Nine Lives
Nine Lives
Oran Mor, Glasgow
Neil Cooper
As soon as Zimbabwean refugee Ishmael screws in an overhead bulb in the inner-city high-rise he must now call home at the start of Zodwa Nyoni's painfully pertinent monologue, it casts the harshest of lights on one of the most criminally marginalised sectors of society, both at home and abroad. As a young gay man forced to flee his homeland, Ishmael faces a frying pan/fire situation as he's thrown onto the mean streets of Leeds.
When not holed up in his room or trying to get his former lover to pick up the phone, Ishmael must run the gauntlet of a concrete jungle where pit bulls and young single mums run wild. Ishmael strikes up a friendship with Bex and her toddler son, Bailey, only to run scared from their brief encounter lest he continue living a lie. Even as he finds some kind of salvation via the bright lights downtown, however, Ishmael's future looks far from certain.

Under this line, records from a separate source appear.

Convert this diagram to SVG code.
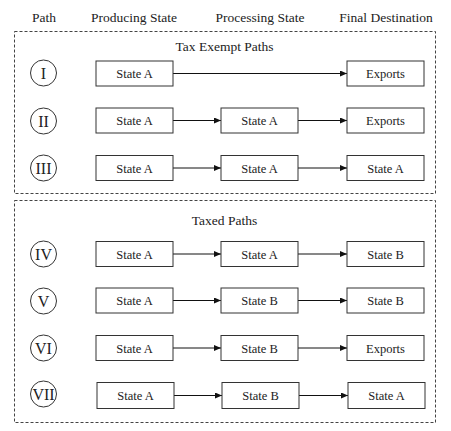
<svg xmlns="http://www.w3.org/2000/svg" width="451" height="431" viewBox="0 0 451 431">
<style>
text{font-family:"Liberation Serif","Times New Roman",serif;fill:#222;}
.hdr{font-size:13.5px;text-anchor:middle;}
.lbl{font-size:12.5px;text-anchor:middle;}
.num{font-size:16px;text-anchor:middle;}
.box{fill:#fff;stroke:#333;stroke-width:1;}
.circ{fill:#fff;stroke:#333;stroke-width:1;}
.grp{fill:none;stroke:#444;stroke-width:1;stroke-dasharray:3,2;}
.edge{stroke:#111;stroke-width:1;fill:none;marker-end:url(#arr);}
</style>
<defs>
<marker id="arr" markerWidth="8" markerHeight="6" refX="7" refY="3" orient="auto" markerUnits="userSpaceOnUse">
<path d="M0,0 L7,3 L0,6 Z" fill="#111"/>
</marker>
</defs>
<rect width="451" height="431" fill="#fff"/>
<g id="headers">
<text class="hdr" x="44" y="22">Path</text>
<text class="hdr" x="134" y="22">Producing State</text>
<text class="hdr" x="260" y="22">Processing State</text>
<text class="hdr" x="386" y="22">Final Destination</text>
</g>
<g id="exempt-group">
<rect class="grp" x="14.5" y="31.5" width="421" height="162"/>
<text class="hdr" x="224.5" y="51">Tax Exempt Paths</text>
</g>
<g id="taxed-group">
<rect class="grp" x="14.5" y="200.5" width="421" height="222"/>
<text class="hdr" x="224.5" y="225">Taxed Paths</text>
</g>
<g id="connectors">
<line class="edge" x1="173" y1="73.5" x2="347" y2="73.5"/>
<line class="edge" x1="173" y1="120.5" x2="221" y2="120.5"/>
<line class="edge" x1="298" y1="120.5" x2="347" y2="120.5"/>
<line class="edge" x1="173" y1="168" x2="221" y2="168"/>
<line class="edge" x1="298" y1="168" x2="347" y2="168"/>
<line class="edge" x1="173" y1="254" x2="221" y2="254"/>
<line class="edge" x1="298" y1="254" x2="347" y2="254"/>
<line class="edge" x1="173" y1="300.5" x2="221" y2="300.5"/>
<line class="edge" x1="298" y1="300.5" x2="347" y2="300.5"/>
<line class="edge" x1="173" y1="348" x2="221" y2="348"/>
<line class="edge" x1="298" y1="348" x2="347" y2="348"/>
<line class="edge" x1="174" y1="395.5" x2="222" y2="395.5"/>
<line class="edge" x1="299" y1="395.5" x2="348" y2="395.5"/>
</g>
<g id="path-I"><circle class="circ" cx="43.5" cy="73" r="13"/><text class="num" x="43.5" y="78.5">I</text></g>
<g id="path-II"><circle class="circ" cx="43.5" cy="121" r="13"/><text class="num" x="43.5" y="126.5">II</text></g>
<g id="path-III"><circle class="circ" cx="43.5" cy="168" r="13"/><text class="num" x="43.5" y="173.5">III</text></g>
<g id="path-IV"><circle class="circ" cx="43.5" cy="254" r="13"/><text class="num" x="43.5" y="259.5">IV</text></g>
<g id="path-V"><circle class="circ" cx="43.5" cy="301" r="13"/><text class="num" x="43.5" y="306.5">V</text></g>
<g id="path-VI"><circle class="circ" cx="43.5" cy="348" r="13"/><text class="num" x="43.5" y="353.5">VI</text></g>
<g id="path-VII"><circle class="circ" cx="43.5" cy="394" r="13"/><text class="num" x="43.5" y="399.5">VII</text></g>

<g id="r1-prod"><rect class="box" x="96" y="61" width="77" height="25"/><text class="lbl" x="134.5" y="78">State A</text></g>
<g id="r1-dest"><rect class="box" x="347" y="61" width="77" height="25"/><text class="lbl" x="385.5" y="78">Exports</text></g>

<g id="r2-prod"><rect class="box" x="96" y="108" width="77" height="25"/><text class="lbl" x="134.5" y="125">State A</text></g>
<g id="r2-proc"><rect class="box" x="221" y="108" width="77" height="25"/><text class="lbl" x="259.5" y="125">State A</text></g>
<g id="r2-dest"><rect class="box" x="347" y="108" width="77" height="25"/><text class="lbl" x="385.5" y="125">Exports</text></g>

<g id="r3-prod"><rect class="box" x="96" y="155.5" width="77" height="25"/><text class="lbl" x="134.5" y="172.5">State A</text></g>
<g id="r3-proc"><rect class="box" x="221" y="155.5" width="77" height="25"/><text class="lbl" x="259.5" y="172.5">State A</text></g>
<g id="r3-dest"><rect class="box" x="347" y="155.5" width="77" height="25"/><text class="lbl" x="385.5" y="172.5">State A</text></g>

<g id="r4-prod"><rect class="box" x="96" y="241.5" width="77" height="25"/><text class="lbl" x="134.5" y="258.5">State A</text></g>
<g id="r4-proc"><rect class="box" x="221" y="241.5" width="77" height="25"/><text class="lbl" x="259.5" y="258.5">State A</text></g>
<g id="r4-dest"><rect class="box" x="347" y="241.5" width="77" height="25"/><text class="lbl" x="385.5" y="258.5">State B</text></g>

<g id="r5-prod"><rect class="box" x="96" y="288" width="77" height="25"/><text class="lbl" x="134.5" y="305">State A</text></g>
<g id="r5-proc"><rect class="box" x="221" y="288" width="77" height="25"/><text class="lbl" x="259.5" y="305">State B</text></g>
<g id="r5-dest"><rect class="box" x="347" y="288" width="77" height="25"/><text class="lbl" x="385.5" y="305">State B</text></g>

<g id="r6-prod"><rect class="box" x="96" y="335.5" width="77" height="25"/><text class="lbl" x="134.5" y="352.5">State A</text></g>
<g id="r6-proc"><rect class="box" x="221" y="335.5" width="77" height="25"/><text class="lbl" x="259.5" y="352.5">State B</text></g>
<g id="r6-dest"><rect class="box" x="347" y="335.5" width="77" height="25"/><text class="lbl" x="385.5" y="352.5">Exports</text></g>

<g id="r7-prod"><rect class="box" x="97" y="382.5" width="77" height="26"/><text class="lbl" x="135.5" y="400">State A</text></g>
<g id="r7-proc"><rect class="box" x="222" y="382.5" width="77" height="26"/><text class="lbl" x="260.5" y="400">State B</text></g>
<g id="r7-dest"><rect class="box" x="348" y="382.5" width="77" height="26"/><text class="lbl" x="386.5" y="400">State A</text></g>
</svg>
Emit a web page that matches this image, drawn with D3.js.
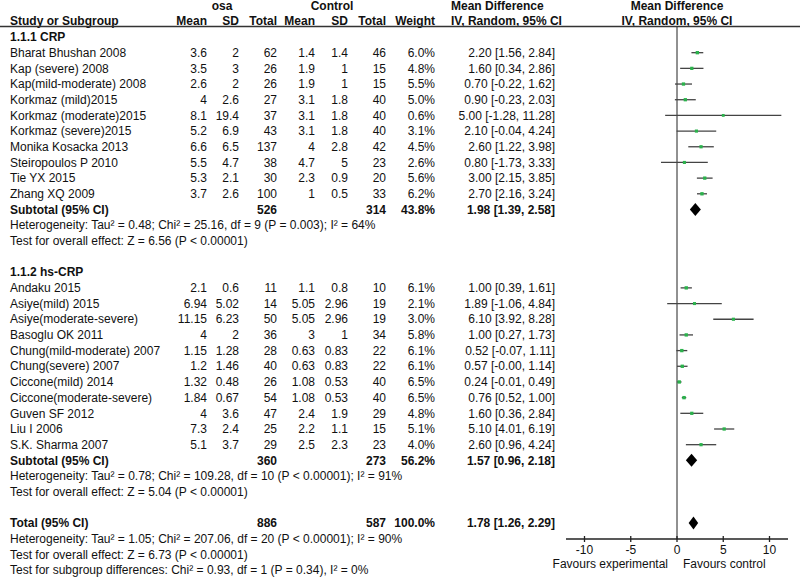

Arriving in a climate in which some far-right political parties would rather doors were closed to people like Ishmael, Nyoni's play couldn't be more timely. Rather than fall back on easy polemic, however, Nyoni offers up a multi-faceted saga about one man forced to live between personal borders not of his own making.
Director Alex Chisholm draws a vibrant performance from Llandel Bryant in this co-production between A Play, A Pie and A Pint and West Yorkshire Playhouse. As Bryant flits between Ishmael's monologue and exchanges with Bex and others, the wit of the writing and lightness of the playing style gives the play its depth, even as Ishmael's story remains unresolved.